POCAM launches its tool to track equity commitments

One year after the release of its open letter calling for a more just and equitable industry, People of Colour in Advertising and Marketing is launching a tracker to hold signatories accountable to the commitments they made.

The tracker, available on POCAM’s website, is a new tool that allows the 100 industry organizations that signed the commitment to self-report their progress toward completing its demands. The Call for Equity contained 15 demands, with clients asked to commit to all of them and other organizations in the industry asked to commit to 12.

The tool is also fully transparent: every company that committed is listed on the tracker, with a count of how many they have completed. Clicking on individual companies and agencies brings up a list of which commitments they’ve completed, as well as links to things like diversity reports and statistics they’ve published elsewhere. For those commitments that are still in progress, companies are able to report what they’ve done so far and when they intend to be fully completed.

The tracker was created to give those organizations that have made progress a chance to share it, but also to challenge those that have yet to do so.

“This is systemic change that takes a lot of work and resources on top of the will to do what’s right, and with so many competing pressures relating to short-term business outcomes, it’s easy to do one or two actions and begin to move on to the next challenge,” says Ishma Alexander-Huet, a member of POCAM’s steering committee, as well as VP, client advice and management and head of learning and culture at Initiative.
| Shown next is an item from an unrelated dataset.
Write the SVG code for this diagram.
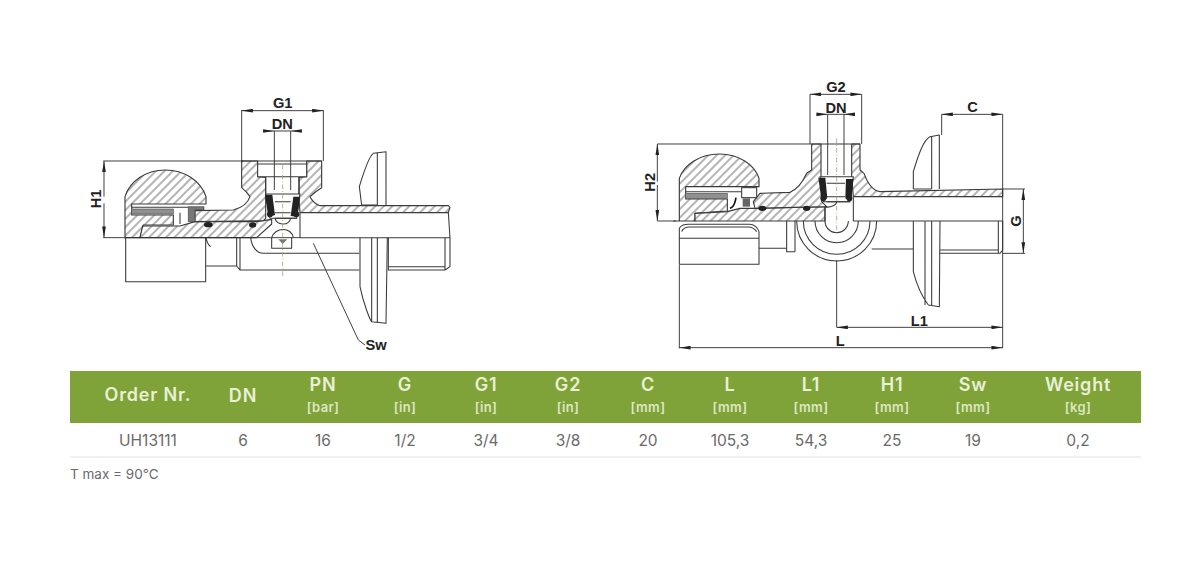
<svg xmlns="http://www.w3.org/2000/svg" width="1200" height="569" viewBox="0 0 1200 569">
<style>
.o{fill:none;stroke:#3a3a3a;stroke-width:3.2;stroke-linejoin:round}
.h{fill:url(#hatch);stroke:#3a3a3a;stroke-width:3.4;stroke-linejoin:round}
.w{fill:#fff;stroke:#3a3a3a;stroke-width:3.2}
.k{fill:#222;stroke:none}
.g{fill:#8f8f8f;stroke:#555;stroke-width:2}
.c{fill:none;stroke:#a3a37e;stroke-width:2.4;stroke-dasharray:14 6 3 6}
.d{fill:none;stroke:#333;stroke-width:2.8}
.a{marker-end:url(#arr)}
.l{font-family:"Liberation Sans",Arial,sans-serif;font-weight:700;font-size:44px;fill:#222;text-anchor:middle}
.th{font-family:Inter,"Open Sans",sans-serif;font-weight:600;font-size:18px;letter-spacing:.8px;fill:#e9f0d6;text-anchor:middle}
.tu{font-family:Inter,"Open Sans",sans-serif;font-weight:600;font-size:13px;letter-spacing:.4px;fill:#dde7c2;text-anchor:middle}
.td{font-family:Inter,"Open Sans",sans-serif;font-weight:400;font-size:15.5px;fill:#6a6a6a;text-anchor:middle}
</style>
<defs>
<pattern id="hatch" patternUnits="userSpaceOnUse" width="18" height="18" patternTransform="rotate(45)">
<rect width="18" height="18" fill="#fff"/><line x1="9" y1="0" x2="9" y2="18" stroke="#6a6a6a" stroke-width="3"/>
</pattern>
<marker id="arr" viewBox="0 0 12 4" refX="12" refY="2" markerWidth="12" markerHeight="4" orient="auto" markerUnits="strokeWidth">
<path d="M0 0L12 2L0 4Z" fill="#222"/>
</marker>
</defs>
<rect width="1200" height="569" fill="#fff"/>

<g id="valve-left" transform="translate(80,90) scale(.33333)">
<path class="h" d="M135 443V320C150 272 200 240 256 240C312 240 362 272 378 320V342H155V375H280V405H190L180 443Z"/>
<path class="h" d="M180 443L188 408H300L345 395H530L575 388V402L530 443Z"/>
<path class="h" d="M345 362L460 360Q500 350 510 320Q500 305 485 293V213H533V260L557 262V385L550 392L345 395Z"/>
<path class="h" d="M725 213H680V260L657 262V330L660 368H1105L1110 352L1105 347H720Q700 340 690 320Q705 305 725 293Z"/>
<path class="w" d="M533 222H680V260H533Z"/>
<path class="o" d="M485 213H725"/>
<path class="o" d="M557 262V312M657 262V312"/>
<rect class="g" x="155" y="357" width="125" height="15"/>
<path class="o" d="M155 352H325M300 368V402"/>
<path d="M325 350H372V360H345V395H325Z" fill="#777" stroke="#444" stroke-width="2"/>
<path class="w" d="M557 312H660L650 385H570Z"/>
<path class="k" d="M555 314H577L585 375L565 382Z"/>
<path class="k" d="M660 320H640L632 378L652 380Z"/>
<circle class="k" cx="570" cy="373" r="9"/><circle class="k" cx="649" cy="373" r="9"/>
<ellipse class="k" cx="385" cy="404" rx="13" ry="8"/><ellipse class="k" cx="518" cy="405" rx="11" ry="8"/>
<path class="o" d="M585 335H632M585 368H632M585 385H650M585 385C590 405 625 410 632 385M660 368V443M575 443C585 410 635 410 640 443"/>
<path class="o" d="M575 443V475H635V443M512 443C515 470 530 490 550 490H838M470 443V528H378M480 443V540H838M470 528L480 540M378 443C380 455 385 465 392 470"/>
<path class="o" d="M137 443V575H377V443"/>
<path d="M595 448H622L608 462Z" fill="#777"/>
<path class="c" d="M608 225V560"/>
<path class="o" d="M845 345L838 290C850 250 865 200 880 190L918 185V345M892 190V345M845 345H892"/>
<path class="o" d="M840 443V590C850 640 870 690 875 695L918 700L922 443M875 443V695M892 443V697"/>
<path class="o" d="M925 443V540H1095L1110 530V443M1095 443V540M925 530H1095M1105 368L1110 443"/>
<path class="o" d="M660 443H1110"/>
</g>

<g id="valve-right" transform="translate(640,75) scale(.33333)">
<path class="h" d="M118 438V310C132 268 180 237 238 237C296 237 344 268 357 310V335H137V372H262V408L165 415V438Z"/>
<path class="h" d="M165 438V415L262 410L300 400H345L555 395V438Z"/>
<path class="h" d="M340 380L360 355L450 352Q480 340 500 295L515 285V207H543V305L545 380L560 395L345 400Z"/>
<path class="h" d="M660 207H635V305L640 365H1088V342L720 350Q690 345 672 295L660 285Z"/>
<path class="o" d="M515 207H660"/>
<rect class="g" x="137" y="355" width="125" height="15"/>
<path class="o" d="M137 350H305"/>
<rect class="w" x="305" y="338" width="45" height="30"/>
<path d="M308 370H330V395H308Z" fill="#666"/>
<path d="M270 400C285 395 285 380 288 368" fill="none" stroke="#111" stroke-width="5"/>
<path class="w" d="M540 305H640L630 380H550Z"/>
<path class="k" d="M535 308H556L562 370L545 378Z"/>
<path class="k" d="M640 312H618L616 370L634 378Z"/>
<circle class="k" cx="550" cy="370" r="9"/><circle class="k" cx="628" cy="370" r="9"/>
<ellipse class="k" cx="367" cy="400" rx="12" ry="8"/><ellipse class="k" cx="500" cy="400" rx="11" ry="8"/>
<path class="o" d="M560 325H615M560 365H615M560 380H630M555 395V438M640 365V438M555 395C570 400 590 390 590 380"/>
<path class="c" d="M590 190V470"/>
<path class="o" d="M118 460Q125 448 145 448H330Q350 450 357 470V568H118ZM118 490H357M125 470Q130 456 150 456H325Q340 456 350 470"/>
<path class="o" d="M357 520H440M440 438V530H465M465 438V530"/>
<path class="o" d="M470 438A120 120 0 0 0 710 438M490 438A100 100 0 0 0 690 438M525 438A65 65 0 0 0 655 438M555 438A35 35 0 0 0 625 438"/>
<path class="o" d="M695 522H820"/>
<path class="o" d="M820 342V290C835 240 850 195 870 185L898 180V342M875 185V342M820 342H875"/>
<path class="o" d="M820 438V590Q835 650 865 690L898 695L900 438M855 438V690M875 438V692"/>
<path class="o" d="M900 535H1080L1088 525V438M1075 438V535M900 525H1075"/>
<path class="o" d="M640 438H1088M118 438H100"/>
</g>

<g id="connectors">
<g transform="translate(80,90) scale(.33333)">
<path class="d" d="M485 60V213M730 60V213M583 123V300M632 123V300M70 213H490M70 443H135M135 443H660"/>
<path class="d a" d="M607 62H485"/><path class="d a" d="M607 62H730"/>
<path class="d a" d="M550 123H583"/><path class="d a" d="M665 123H632"/><path class="d" d="M583 123H632"/>
<path class="d a" d="M72 320V213"/><path class="d a" d="M72 340V443"/>
<path class="d" d="M700 460L835 750L855 765"/>
</g>
<g transform="translate(640,75) scale(.33333)">
<path class="d" d="M510 58V207M665 58V207M563 118V300M612 118V300M52 207H515M52 438H108M905 118V180M1088 118V820M590 555V757M118 570V820M1088 342H1155M1088 535H1155"/>
<path class="d a" d="M587 58H510"/><path class="d a" d="M587 58H665"/>
<path class="d a" d="M530 118H563"/><path class="d a" d="M645 118H612"/><path class="d" d="M563 118H612"/>
<path class="d a" d="M1000 118H905"/><path class="d a" d="M1000 118H1088"/>
<path class="d a" d="M52 320V207"/><path class="d a" d="M52 330V438"/>
<path class="d a" d="M1150 440V342"/><path class="d a" d="M1150 440V535"/>
<path class="d a" d="M840 757H590"/><path class="d a" d="M840 757H1088"/>
<path class="d a" d="M600 818H118"/><path class="d a" d="M600 818H1088"/>
</g>
</g>

<g id="dimension-labels">
<g transform="translate(80,90) scale(.33333)">
<text class="l" x="608" y="55">G1</text>
<text class="l" x="607" y="116">DN</text>
<text class="l" transform="translate(64,327) rotate(-90)" x="0" y="0">H1</text>
<text class="l" x="888" y="781">Sw</text>
</g>
<g transform="translate(640,75) scale(.33333)">
<text class="l" x="588" y="50">G2</text>
<text class="l" x="588" y="113">DN</text>
<text class="l" x="998" y="112">C</text>
<text class="l" transform="translate(46,322) rotate(-90)" x="0" y="0">H2</text>
<text class="l" transform="translate(1144,438) rotate(-90)" x="0" y="0">G</text>
<text class="l" x="838" y="752">L1</text>
<text class="l" x="601" y="812">L</text>
</g>
</g>

<g id="table">
<rect x="70" y="371" width="1071" height="52" fill="#7fa339"/>
<text class="th" x="148" y="401">Order Nr.</text>
<text class="th" x="243" y="402">DN</text>
<text class="th" x="323" y="391">PN</text><text class="tu" x="323" y="412">[bar]</text>
<text class="th" x="405" y="391">G</text><text class="tu" x="405" y="412">[in]</text>
<text class="th" x="486" y="391">G1</text><text class="tu" x="486" y="412">[in]</text>
<text class="th" x="568" y="391">G2</text><text class="tu" x="568" y="412">[in]</text>
<text class="th" x="648" y="391">C</text><text class="tu" x="648" y="412">[mm]</text>
<text class="th" x="730" y="391">L</text><text class="tu" x="730" y="412">[mm]</text>
<text class="th" x="811" y="391">L1</text><text class="tu" x="811" y="412">[mm]</text>
<text class="th" x="892" y="391">H1</text><text class="tu" x="892" y="412">[mm]</text>
<text class="th" x="973" y="391">Sw</text><text class="tu" x="973" y="412">[mm]</text>
<text class="th" x="1078" y="391">Weight</text><text class="tu" x="1078" y="412">[kg]</text>
<text class="td" x="148" y="446">UH13111</text>
<text class="td" x="243" y="446">6</text>
<text class="td" x="323" y="446">16</text>
<text class="td" x="405" y="446">1/2</text>
<text class="td" x="486" y="446">3/4</text>
<text class="td" x="568" y="446">3/8</text>
<text class="td" x="648" y="446">20</text>
<text class="td" x="730" y="446">105,3</text>
<text class="td" x="811" y="446">54,3</text>
<text class="td" x="892" y="446">25</text>
<text class="td" x="973" y="446">19</text>
<text class="td" x="1078" y="446">0,2</text>
<line x1="70" y1="457" x2="1141" y2="457" stroke="#e2e2e2" stroke-width="1"/>
<text x="70" y="479" font-family="Inter,'Open Sans',sans-serif" font-size="13.5" fill="#6a6a6a">T max = 90°C</text>
</g>
</svg>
“Our hope is that the measurability and transparency of this tracker not only increases the likelihood of honouring commitments, but provides tangible actions that can amount to systemic change,” she adds.

One goal for the tracker is to prevent inaction and empty promises.

“As a community, we’ve seen conversation lead to inaction many times before,” explains Alexander-Huet.

Because of the nature of the Call for Equity, it “can easily be used as a form of virtue signalling,” Joshua Richards, tech director at Klick Health and project lead on the tracker, said in a release. The tracker will “help the industry self-report and hold itself accountable for the actions they committed to.”

But the tracker can also provide both organizations and individual professionals with a better idea of where they can expect to find support within the industry.

“Companies are in very different places as it relates to change,” notes Alexander-Huet. “The dialogue started by this tracker will prompt some of those in the beginning stages to learn how to move forward, and will allow members of the BIPOC community to make informed decisions about where we want to work.”